01 July 2012

Beyond Our Means

Why America Spends While the Rest of the World Saves

Sheldon Garon
2011, Princeton University Press, 448 pages, £19.95
ISBN 9780691159584

Reviewer: Stephen King, Group Chief Economist, HSBC

This is a curious book. You might think from its title that it offers a story about global imbalances: why, for example, the US persistently runs a balance of payments current account deficit while the likes of China, Russia, Saudi Arabia, Germany and Japan run surpluses. It doesn’t. Instead, as the author notes in his introduction, “We are concerned here with the history of ‘small saving’ and ‘small savers’.”

The book is much more about the differences in attitudes to saving over hundreds of years across both countries and continents. Garon distances himself from both standard economic theories based on ‘rational man’ and the theories of behaviourists who, he thinks, are more interested in human beings in general than in the specific national characteristics of Americans compared with, for example, the Japanese or French. Garon prefers to focus instead on moral suasion and its influence on institutional differences between nations. What role did Calvinists play in encouraging saving in the 19th Century? Why did post office savings become so popular in the UK and Japan yet fail to become properly established in the US?

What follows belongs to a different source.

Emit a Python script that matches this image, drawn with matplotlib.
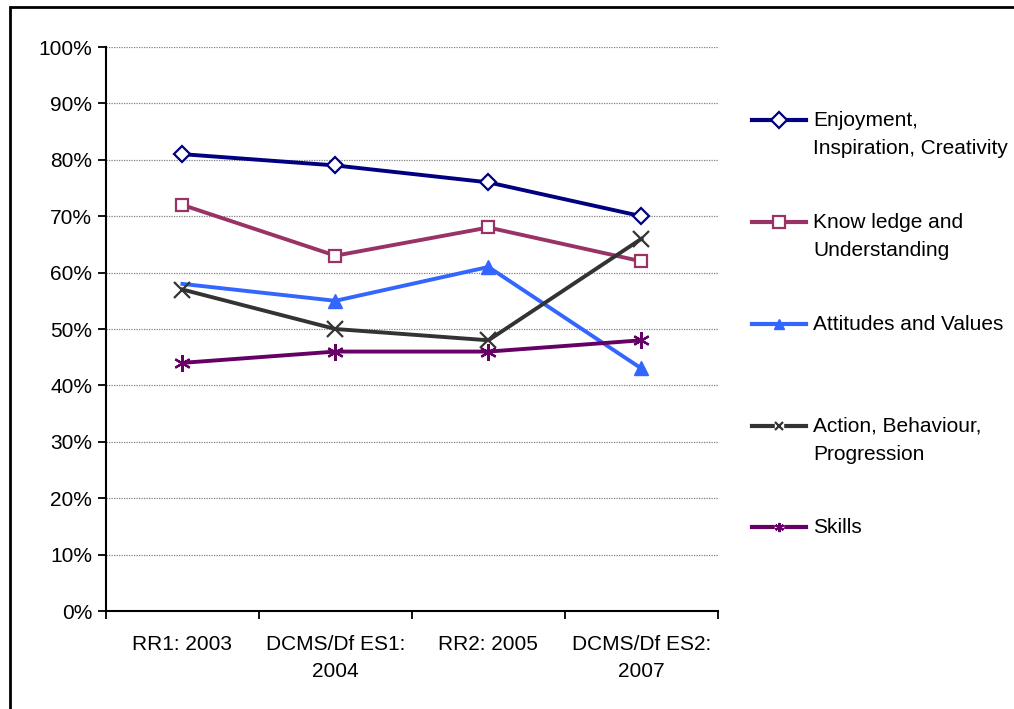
import matplotlib
matplotlib.use("Agg")
import matplotlib.pyplot as plt
from matplotlib.lines import Line2D
from matplotlib.patches import Rectangle

plt.rcParams['font.family'] = ['Liberation Sans', 'DejaVu Sans']

categories = ["RR1: 2003", "DCMS/Df ES1:\n2004", "RR2: 2005", "DCMS/Df ES2:\n2007"]
y_ticks = [0, 10, 20, 30, 40, 50, 60, 70, 80, 90, 100]

enjoyment = [81, 79, 76, 70]
knowledge = [72, 63, 68, 62]
attitudes = [58, 55, 61, 43]
action = [57, 50, 48, 66]
skills = [44, 46, 46, 48]

series = [
    ("Enjoyment,\nInspiration, Creativity", enjoyment, "#000080",
     dict(marker="D", ms=8, mfc="white", mec="#000080", mew=1.6), [0, 1, 2, 3], 1.0),
    ("Know ledge and\nUnderstanding", knowledge, "#993366",
     dict(marker="s", ms=9, mfc="white", mec="#993366", mew=1.6), [0, 1, 2, 3], 1.0),
    ("Attitudes and Values", attitudes, "#3366FF",
     dict(marker="^", ms=10, mfc="#3366FF", mec="#3366FF", mew=1), [1, 2, 3], 0.7),
    ("Action, Behaviour,\nProgression", action, "#333333",
     dict(marker="x", ms=11, mec="#333333", mew=1.6), [0, 1, 2, 3], 0.55),
    ("Skills", skills, "#660066",
     dict(marker=(6, 2, 0), ms=12, mec="#660066", mew=1.6), [0, 1, 2, 3], 0.55),
]

fig = plt.figure(figsize=(10.14, 7.09), dpi=100)
fig.patch.set_facecolor("white")
ax = fig.add_axes([0.1045, 0.1382, 0.6035, 0.7955])

x = list(range(len(categories)))
for label, vals, color, mk, every, _ in series:
    ax.plot(x, vals, color=color, lw=2.8, markevery=every, clip_on=False,
            zorder=3, **mk)

ax.set_xlim(-0.5, len(categories) - 0.5)
ax.set_ylim(0, 100)
ax.set_yticks(y_ticks)
ax.set_yticklabels([f"{v}%" for v in y_ticks], fontsize=15)
ax.set_xticks([i - 0.5 for i in range(len(categories) + 1)])
ax.set_xticklabels([])
ax.set_xticks(x, minor=True)
ax.set_xticklabels(categories, minor=True, fontsize=15, linespacing=1.55,
                   va="top")
ax.tick_params(axis="x", which="minor", length=0, pad=17)
ax.tick_params(axis="x", which="major", length=6, width=1.3, direction="out")
ax.tick_params(axis="y", length=6, width=1.3, direction="out", pad=4)

for v in y_ticks[1:]:
    ax.axhline(v, color="#808080", lw=0.9, ls=(0, (1, 1)), zorder=1)

for side in ("top", "right"):
    ax.spines[side].set_visible(False)
for side in ("left", "bottom"):
    ax.spines[side].set_linewidth(1.5)
    ax.spines[side].set_color("black")

# Legend drawn in figure pixels so each handle sits on its first text line
W, H = 1014, 709
legend_y = [120, 222, 324, 426, 527]
for (label, vals, color, mk, every, scale), py in zip(series, legend_y):
    fy = 1 - py / H
    fig.add_artist(Line2D([752 / W, 806 / W], [fy, fy], color=color, lw=3,
                          transform=fig.transFigure))
    small = dict(mk)
    small["ms"] = mk["ms"] * scale
    if "mfc" not in small:
        small["mfc"] = "white"
    if mk["marker"] in ("x", (6, 2, 0)):
        # break the handle line around the thin markers
        fig.add_artist(Line2D([779 / W], [fy], lw=0, transform=fig.transFigure,
                              marker="s", ms=small["ms"] * 0.9,
                              mfc="white", mec="white"))
    fig.add_artist(Line2D([779 / W], [fy], color=color, lw=0,
                          transform=fig.transFigure, **small))
    fig.text(813 / W, fy + 9 / H, label, fontsize=15, va="top", ha="left",
             linespacing=1.62, transform=fig.transFigure)

# outer frame of the chart area
fig.add_artist(Rectangle((10 / W, -0.1), 1.2, 1 - 7 / H + 0.1,
                         transform=fig.transFigure, fill=False,
                         ec="black", lw=2))

fig.savefig("out.png", dpi=100)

There is plenty of interesting stuff here. Daniel Defoe advised tradesmen to pursue “prudent management and frugal living.” Benjamin Franklin - perhaps the most famous advocate of saving and, it turns out, a Defoe disciple - warned that, “The Borrower is a Slave to the Lender, and the Debtor to the Creditor,” an aphorism that sums up the Eurozone’s current woes remarkably well. We learn about the advent of mass production in the US in the 1920s and the associated growth of consumer instalment credit.

However, the book also has its limitations. Had it been published in the 1980s, it would undoubtedly have struck a chord because Garon knows a great deal about Japan and has written extensively on Japanese savings behaviour. He devotes only a handful of pages, however, to Chinese savings behaviour, even though the Sino-American savings imbalance is, politically at least, a far bigger issue today.

While he is keen to discuss in detail what might loosely be described as American savings exceptionalism, Garon is less convincing about the UK, a country which embraced American-style consumerism in the 1980s despite an earlier rich tradition of saving. Why was the shift in the UK so big? Why did tradition count for so little? Nor does he have much to say about the extraordinary increase in cross-border savings flows. The Germans may be more frugal than the Greeks but if Germany’s current account surplus is recycled into southern European government debt - as it was pre-crisis - might such frugality ultimately be self-defeating?

There is, ultimately, no proper investigation of whether thriftiness is, in itself, a good thing. While it is certainly true that governments can persuade citizens to save during wartime - suggesting that it might be possible to raise savings during peace-time as well - it is not obvious that a high rate of saving always adds to economic welfare. We may all worry about the lack of American saving - both in the private sector and, more recently, in the public sector - but the US remains the most powerful economy on earth, seemingly able to tap into others’ savings at will.